Artificial Intelligence and what it can do for both television and advertising has become a focal point for MediaLink Chairman and Chief Executive Michael Kassan. The big ones that are top of mind: Siri, Alexa, Google Assistant and other AI-fueled audio functionality built into a growing number of smart television sets and TV-connected devices in recent months. “We’re just seeing the tip of the iceberg here,” Kassan declared before a Paley Center for Media audience in New York last week. “Most brands seem to have no choice but to adopt AI (in various ways). If I had my druthers, I’d spend a whole session on this.”
In Kassan’s thinking, smart sets and connected units incorporating AI could lead to a dramatic surge of usage among smart set/device consumers. That consumer universe stands at 60 percent of all U.S. households, according to Nielsen. As of mid-spring, usage was on the order of two-to-three hours per day, 19 or 20 days per month.
“You have this smart TV population, [but] you don’t have smart consumers … yet,” he explained, offering a personal admission. “I know 10 percent of what my smartphone can do. I don’t know the other 90 percent, and that’s the 90 percent that can change my life. The same is true of these TVs. When we speed up the learning curve (through AI), people will play around with the (90 percent of) apps and services they don’t know are available.”

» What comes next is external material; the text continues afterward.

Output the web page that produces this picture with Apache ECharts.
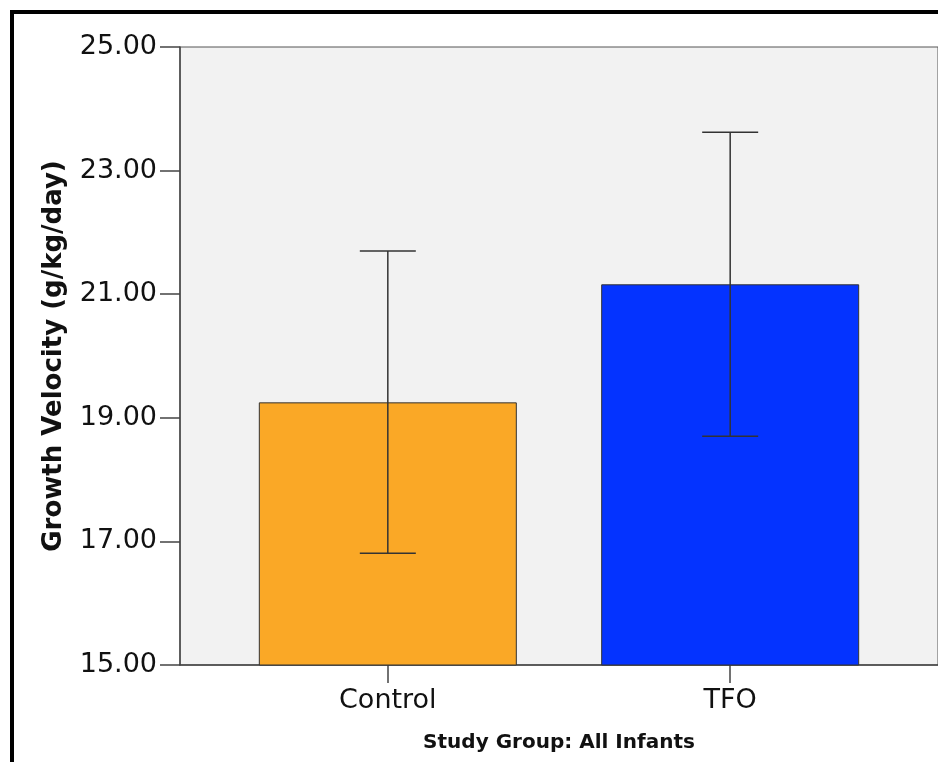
<!DOCTYPE html>
<html>
<head>
<meta charset="utf-8">
<script src="https://cdn.jsdelivr.net/npm/echarts@6/dist/echarts.min.js"></script>
<style>
html,body{margin:0;padding:0;background:#fff;}
#chart{width:938px;height:762px;}
</style>
</head>
<body>
<div id="chart"></div>
<script>
// ---- data ----
var categories = ['Control', 'TFO'];
var means = [19.25, 21.16];
var lowerCI = [16.81, 18.70];
var upperCI = [21.70, 23.62];
var barColors = ['#FAA826', '#0433FF'];
var yTicks = [15, 17, 19, 21, 23, 25];
var yTitle = 'Growth Velocity (g/kg/day)';
var xTitle = 'Study Group: All Infants';

var barData = categories.map(function (c, i) {
  return { value: [i, means[i]], itemStyle: { color: barColors[i] } };
});
var errData = categories.map(function (c, i) {
  return [i, lowerCI[i], upperCI[i]];
});
var catIdx = categories.map(function (c, i) { return i; });

var chart = echarts.init(document.getElementById('chart'), null, { renderer: 'canvas' });
var fontFam = '"DejaVu Sans", "Lucida Grande", sans-serif';
chart.setOption({
  animation: false,
  backgroundColor: '#ffffff',
  graphic: [{
    type: 'rect',
    shape: { x: 12, y: 12, width: 980, height: 800 },
    style: { fill: 'none', stroke: '#000', lineWidth: 4 },
    z: 100
  }],
  grid: {
    left: 180, top: 47, width: 761, height: 618,
    show: true, backgroundColor: '#F2F2F2',
    borderColor: '#555', borderWidth: 1,
    containLabel: false
  },
  xAxis: {
    type: 'value',
    min: -0.607, max: 1.607,
    name: xTitle,
    nameLocation: 'middle',
    nameGap: 68,
    nameTextStyle: { fontFamily: fontFam, fontSize: 20, fontWeight: 'bold', color: '#111' },
    axisLine: { show: true, onZero: false, lineStyle: { color: '#444', width: 1.5 } },
    axisTick: { show: true, length: 18, customValues: catIdx, lineStyle: { color: '#444', width: 1.5 } },
    axisLabel: {
      customValues: catIdx,
      margin: 22,
      fontFamily: fontFam, fontSize: 27, color: '#111',
      formatter: function (v) { return categories[Math.round(v)]; }
    },
    splitLine: { show: false }
  },
  yAxis: {
    type: 'value',
    min: yTicks[0], max: yTicks[yTicks.length - 1], interval: 2,
    name: yTitle,
    nameLocation: 'middle',
    nameGap: 113,
    nameTextStyle: { fontFamily: fontFam, fontSize: 26, fontWeight: 'bold', color: '#111' },
    axisLine: { show: true, onZero: false, lineStyle: { color: '#444', width: 1.5 } },
    axisTick: { show: true, length: 20, lineStyle: { color: '#444', width: 1.5 } },
    axisLabel: {
      margin: 23,
      fontFamily: fontFam, fontSize: 27, color: '#111',
      formatter: function (v) { return v.toFixed(2); }
    },
    splitLine: { show: false }
  },
  series: [{
    type: 'bar',
    data: barData,
    barWidth: 258,
    clip: true,
    itemStyle: { borderColor: '#333', borderWidth: 1 }
  }, {
    type: 'custom',
    data: errData,
    z: 5,
    renderItem: function (params, api) {
      var x = api.value(0);
      var lo = api.coord([x, api.value(1)]);
      var hi = api.coord([x, api.value(2)]);
      var cap = 28;
      var st = { stroke: '#333', lineWidth: 1.5 };
      return {
        type: 'group',
        children: [
          { type: 'line', shape: { x1: lo[0], y1: lo[1], x2: hi[0], y2: hi[1] }, style: st },
          { type: 'line', shape: { x1: lo[0] - cap, y1: lo[1], x2: lo[0] + cap, y2: lo[1] }, style: st },
          { type: 'line', shape: { x1: hi[0] - cap, y1: hi[1], x2: hi[0] + cap, y2: hi[1] }, style: st }
        ]
      };
    }
  }]
});
</script>
</body>
</html>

Kassan exchanged viewpoints at Paley Center with CNET Editor-at-Large Brian Cooney, another person bullish on how AI can impact both TV and advertising. “I see this becoming a main component of brands using the Internet (and TV),” he said. “Dialogue is a powerful way to relate to consumers.”
Cooney also sees AI as a stepping stone to implementing other technology that generates even deeper relationships between advertisers and TV consumers. Sensors placed inside a TV set or connected device by Google and other companies, with permission from a household, could track what people like and dislike at any time. Advertisers could retrieve that data and develop commercials and commerce transactions, personalized to individual households or consumer groups.
As smart TVs and devices open people up to a wider world of digital-delivered programming and apps, “the brand marketplace is going to demand participation in the fullest digital platform possible,” Kassan continued. “We’re still searching for the right content for the right person in the right device at the right moment.”
Will Netflix and other current non-commercial digital services change their tune and accept ads along the way? Maybe not, Kassan said. “A dozen clients in the last 18 months have asked me to get them a meeting with Netflix,” he acknowledged. “I say, ‘no.’”
Whether or not Netflix reverses its current no ad policy, Cooney’s clear the public will accept the contribution advertisers will make to this expanding TV environment. “The ad is not [their] enemy, the schedule is the enemy,” he asserted. “If ads don’t come off as an interruption, consumers will come to see ads as valuable content.”